What's new

Can you go digital only? (1 Viewer)

Sam Posten

Moderator
Premium
HW Reviewer
Senior HTF Member
Joined
Oct 30, 1997
Messages
33,715
Location
Aberdeen, MD & Navesink, NJ
Real Name
Sam Posten
Louis Gray has an interesting article this morning:

http://blog.louisgray.com/2011/04/physical-media-has-to-go-im-digital.html


I've been -almost- digital only for about 2 years now.


Books: Kindle first then iBooks if I have to. I won't buy anywhere else.

Magazines: I don't buy magazines, e or dead wood, any more at all.

Music: Amazon is my first choice, iTunes if I have to. I'm tempted to steal a copy of the entire suite of ACDC albums I dont have converted from my CDs. I will never buy another CD. Any CD I acquire for free gets ripped and tossed in an album as backup, the case gets tossed.

PC Games: If it's not on Steam I don't buy it. If retail is cheaper than Steam I only buy retail if it has the Steam key.


Movies. Kinda stumped here. I prefer Blu of course, but I will stream anything that's not a blockbuster event type movie. I love me some Netflix instant.


Xbox/PS3: I'm willing to wait 6 months for these games to go from oil eating disks to PSN/Live for all but the absolute top of the charts must have on release date games. I am dying for these guys to have digital copies day and date, maybe on the next generation.


Mobile devices: Digital or no sale. Really can't wait for NGP.


How about you guys? Still ok with old media or trying hard to go digital only?
 

Ted Todorov

Senior HTF Member
Joined
Aug 17, 2000
Messages
3,706
CDs are digital -- you are really talking about physical vs. virtual media.


Books -- yes, I've stopped buying physical books. iBooks, Kindle or DRM free ePubs (Pragmatic Software, O'Reilly etc.). Biggest problem -- iPad's uselessness as a book reader under direct sunlight. I'm not opposed to spending $130 on a Kindle, just that I hate the idea of buying something with a chicklet keyboard (and doesn't support ePub) -- I believe that the long term future is DRM free ePub. For now my ~1000 volume dead tree library stays for sunshine reading.

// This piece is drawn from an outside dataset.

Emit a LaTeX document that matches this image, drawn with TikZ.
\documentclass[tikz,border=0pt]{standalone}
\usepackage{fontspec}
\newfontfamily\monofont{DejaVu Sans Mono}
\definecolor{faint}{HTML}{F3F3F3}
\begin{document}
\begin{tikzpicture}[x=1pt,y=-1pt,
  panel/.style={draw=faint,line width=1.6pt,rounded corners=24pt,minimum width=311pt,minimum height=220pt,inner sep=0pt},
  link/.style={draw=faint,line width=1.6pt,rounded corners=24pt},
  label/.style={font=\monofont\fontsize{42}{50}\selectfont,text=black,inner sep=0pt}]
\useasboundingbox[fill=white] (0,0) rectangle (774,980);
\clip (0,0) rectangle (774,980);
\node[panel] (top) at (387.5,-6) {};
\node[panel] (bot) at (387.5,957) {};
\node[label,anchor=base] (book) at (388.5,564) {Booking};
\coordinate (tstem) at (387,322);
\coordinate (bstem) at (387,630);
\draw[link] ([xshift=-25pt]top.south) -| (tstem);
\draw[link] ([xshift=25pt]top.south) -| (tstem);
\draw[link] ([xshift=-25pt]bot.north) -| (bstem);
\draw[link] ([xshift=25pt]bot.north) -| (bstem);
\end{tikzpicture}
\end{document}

Newspapers/magazines: NY Times/The Economist -- on the iPad. My dead tree Economist subscription runs through the end of 2011 but it goes straight into the recycling. Will switch to digital only. Times I would be digital only, except that getting Weekend dead tree delivery is cheaper than subscribing digital only (dumb, dumb, dumb...) Still haven't cancelled the New Yorker, waiting for a decent iPad app (the current Adobe atrocity is a non-starter). I may give up and cancel anyway. NY Review of Books I read mostly via Safari/Instapaper but still subscribe dead tree, just to support them. Will cancel dead tree once I can subscribe on the iPad.

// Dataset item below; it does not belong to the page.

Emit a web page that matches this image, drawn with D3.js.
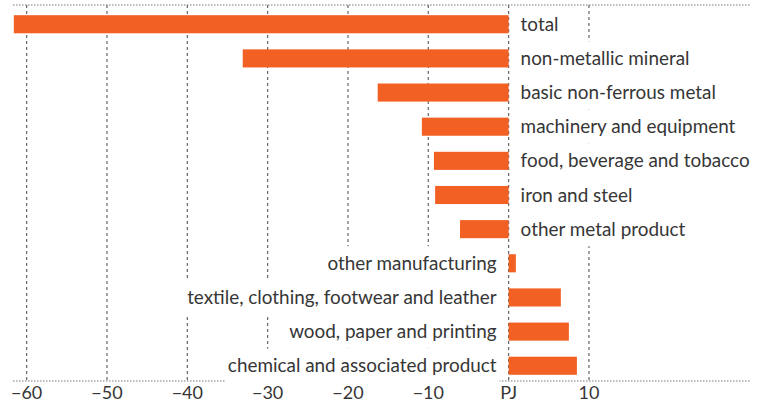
<!DOCTYPE html>
<html>
<head>
<meta charset="utf-8">
<script src="https://cdn.jsdelivr.net/npm/d3@7"></script>
<style>
  body { margin: 0; background: #fff; }
  text { font-family: Lato, "Open Sans", sans-serif; fill: #363636; }
</style>
</head>
<body>
<svg id="chart" width="763" height="405"></svg>
<script>
const categories = [
  'total',
  'non-metallic mineral',
  'basic non-ferrous metal',
  'machinery and equipment',
  'food, beverage and tobacco',
  'iron and steel',
  'other metal product',
  'other manufacturing',
  'textile, clothing, footwear and leather',
  'wood, paper and printing',
  'chemical and associated product'
];
const values = [-61.6, -33.1, -16.3, -10.8, -9.3, -9.15, -6.05, 0.9, 6.5, 7.5, 8.5];
const tickValues = [-60, -50, -40, -30, -20, -10, 0, 10];
const tickLabels = ['−60', '−50', '−40', '−30', '−20', '−10', 'PJ', '10'];

const svg = d3.select('#chart');
const topY = 5, axisY = 381;

const x = d3.scaleLinear().domain([-61.7, 29.8]).range([13, 748]);
const y = d3.scaleBand().domain(categories).range([7, 383]).paddingInner(0.47).paddingOuter(0.24);

// gridlines
svg.append('g')
  .selectAll('line')
  .data(tickValues)
  .join('line')
  .attr('x1', d => x(d)).attr('x2', d => x(d))
  .attr('y1', topY).attr('y2', axisY)
  .attr('stroke', '#666')
  .attr('stroke-width', 1.2)
  .attr('stroke-dasharray', '3,3');

// top and bottom dotted rules
[topY, axisY].forEach(yy => {
  svg.append('line')
    .attr('x1', 13).attr('x2', 750)
    .attr('y1', yy).attr('y2', yy)
    .attr('stroke', '#777')
    .attr('stroke-width', 1.2)
    .attr('stroke-dasharray', '1.5,1.5');
});

// bars
svg.append('g')
  .selectAll('rect')
  .data(categories)
  .join('rect')
  .attr('x', (d, i) => x(Math.min(0, values[i])))
  .attr('width', (d, i) => Math.abs(x(values[i]) - x(0)))
  .attr('y', d => y(d))
  .attr('height', y.bandwidth())
  .attr('fill', '#f26024');

// labels with white backing so gridlines break behind them
const step = y.step();
const labels = svg.append('g');
categories.forEach((c, i) => {
  const neg = values[i] < 0;
  const cy = y(c) + y.bandwidth() / 2;
  const t = labels.append('text')
    .attr('x', neg ? x(0) + 12 : x(0) - 12)
    .attr('y', cy)
    .attr('dy', '0.35em')
    .attr('text-anchor', neg ? 'start' : 'end')
    .style('font-size', '18.9px')
    .text(c);
  const w = t.node().getComputedTextLength();
  const bx = neg ? x(0) + 9 : x(0) - 12 - w - 2;
  labels.insert('rect', 'text')
    .attr('x', bx).attr('y', cy - step / 2)
    .attr('width', w + 5).attr('height', step)
    .attr('fill', '#fff');
});

// axis tick labels
svg.append('g')
  .selectAll('text')
  .data(tickValues)
  .join('text')
  .attr('x', d => x(d))
  .attr('y', 399)
  .attr('text-anchor', 'middle')
  .style('font-size', '18px')
  .text((d, i) => tickLabels[i]);
</script>
</body>
</html>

Music: 100% of listening via iTunes or iDevices -- stored in Apple Lossless in iTunes. New Music -- mostly still buy CDs. 1) A lot of it comes directly from bands at shows -- so they get my cash directly that way. 2) iTunes is still selling AAC vs. Apple Lossless and CDs are often same price or cheaper at Amazon, etc. I do buy some new popular music from iTunes if the price is better there and quality is not a big concern.

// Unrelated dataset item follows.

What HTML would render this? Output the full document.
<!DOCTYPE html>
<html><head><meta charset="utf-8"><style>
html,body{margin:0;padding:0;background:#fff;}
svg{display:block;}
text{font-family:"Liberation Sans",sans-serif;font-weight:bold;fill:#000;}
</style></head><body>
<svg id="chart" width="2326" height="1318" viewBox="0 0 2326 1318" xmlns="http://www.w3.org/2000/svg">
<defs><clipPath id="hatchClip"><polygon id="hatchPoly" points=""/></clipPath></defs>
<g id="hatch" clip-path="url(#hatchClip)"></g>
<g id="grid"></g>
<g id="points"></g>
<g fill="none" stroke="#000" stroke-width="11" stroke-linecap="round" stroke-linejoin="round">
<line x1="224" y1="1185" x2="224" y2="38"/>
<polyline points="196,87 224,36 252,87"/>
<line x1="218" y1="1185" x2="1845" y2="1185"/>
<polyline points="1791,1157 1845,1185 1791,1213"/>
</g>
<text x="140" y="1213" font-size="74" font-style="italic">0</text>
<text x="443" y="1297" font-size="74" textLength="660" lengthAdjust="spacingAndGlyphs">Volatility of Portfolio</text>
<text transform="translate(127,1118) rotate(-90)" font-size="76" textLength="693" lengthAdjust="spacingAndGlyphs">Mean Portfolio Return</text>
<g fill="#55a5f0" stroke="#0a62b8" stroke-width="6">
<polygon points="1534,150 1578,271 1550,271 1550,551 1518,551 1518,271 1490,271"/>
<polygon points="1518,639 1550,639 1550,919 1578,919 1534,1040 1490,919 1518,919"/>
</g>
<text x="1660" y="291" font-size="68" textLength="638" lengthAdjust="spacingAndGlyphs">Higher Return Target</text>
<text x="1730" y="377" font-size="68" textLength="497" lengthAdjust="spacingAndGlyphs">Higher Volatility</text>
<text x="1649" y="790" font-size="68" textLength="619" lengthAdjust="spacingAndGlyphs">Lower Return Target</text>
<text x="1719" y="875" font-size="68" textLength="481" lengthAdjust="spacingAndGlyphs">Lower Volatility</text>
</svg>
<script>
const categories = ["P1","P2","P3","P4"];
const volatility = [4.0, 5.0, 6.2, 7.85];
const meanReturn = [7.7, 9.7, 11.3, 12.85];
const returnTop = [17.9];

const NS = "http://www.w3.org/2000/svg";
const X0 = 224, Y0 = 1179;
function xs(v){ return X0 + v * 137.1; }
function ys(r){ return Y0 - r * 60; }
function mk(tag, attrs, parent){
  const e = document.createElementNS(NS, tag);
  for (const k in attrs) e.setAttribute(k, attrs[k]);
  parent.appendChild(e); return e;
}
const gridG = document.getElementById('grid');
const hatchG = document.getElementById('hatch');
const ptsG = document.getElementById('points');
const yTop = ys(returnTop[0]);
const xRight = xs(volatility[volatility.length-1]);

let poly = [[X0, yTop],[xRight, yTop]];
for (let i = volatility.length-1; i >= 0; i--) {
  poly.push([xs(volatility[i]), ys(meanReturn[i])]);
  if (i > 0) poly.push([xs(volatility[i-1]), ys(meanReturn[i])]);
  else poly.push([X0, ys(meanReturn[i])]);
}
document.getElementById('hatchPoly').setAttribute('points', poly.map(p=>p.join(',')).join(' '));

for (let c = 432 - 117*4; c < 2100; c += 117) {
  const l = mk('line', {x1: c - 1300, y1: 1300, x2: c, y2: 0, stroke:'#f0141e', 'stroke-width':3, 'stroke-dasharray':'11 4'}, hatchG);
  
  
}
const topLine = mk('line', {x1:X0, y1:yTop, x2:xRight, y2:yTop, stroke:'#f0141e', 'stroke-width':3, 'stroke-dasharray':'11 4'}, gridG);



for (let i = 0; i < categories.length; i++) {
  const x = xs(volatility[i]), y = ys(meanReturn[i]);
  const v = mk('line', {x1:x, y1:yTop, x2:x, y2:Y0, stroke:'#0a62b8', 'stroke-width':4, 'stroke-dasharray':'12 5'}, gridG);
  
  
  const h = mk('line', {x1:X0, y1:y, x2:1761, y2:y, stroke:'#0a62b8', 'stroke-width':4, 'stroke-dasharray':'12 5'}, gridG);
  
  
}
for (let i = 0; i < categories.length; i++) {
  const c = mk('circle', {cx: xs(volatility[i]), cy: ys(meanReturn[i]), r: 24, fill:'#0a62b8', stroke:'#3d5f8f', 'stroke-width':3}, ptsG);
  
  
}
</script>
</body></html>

Movies: Mostly Netflix DVD rentals. Buy some Blu-rays (Criterions, Mad Men/HBO seasons). My DSL is too slow for streaming. I have a huge existing DVD collection, about 10% of it imported to my HT Mac for easy access via Front Row/DVDPedia.


TV: never live. Either via EyeTV recordings on the HT Mac or iTunes downloads . . An extra bonus for media on the HT Mac -- I can watch any media not just on our HDTV but on the ACD in the bedroom or on a MacBook anywhere in the house, or most formats on the iPad.
 

Sam Posten

Moderator
Premium
HW Reviewer
Senior HTF Member
Joined
Oct 30, 1997
Messages
33,715
Location
Aberdeen, MD & Navesink, NJ
Real Name
Sam Posten
Debatable sir. I get your point but to me the telling difference is not just the delivery mechanism but the fact that individual components (ie tracks) are not recognizable on their own as 'files'. You can say the same about DVDs and Blurays. They are all physical media that contain digitized analogue waveform data that must be recognized as a format where 'true' digital media exist on their own in easily managed holistic chunks.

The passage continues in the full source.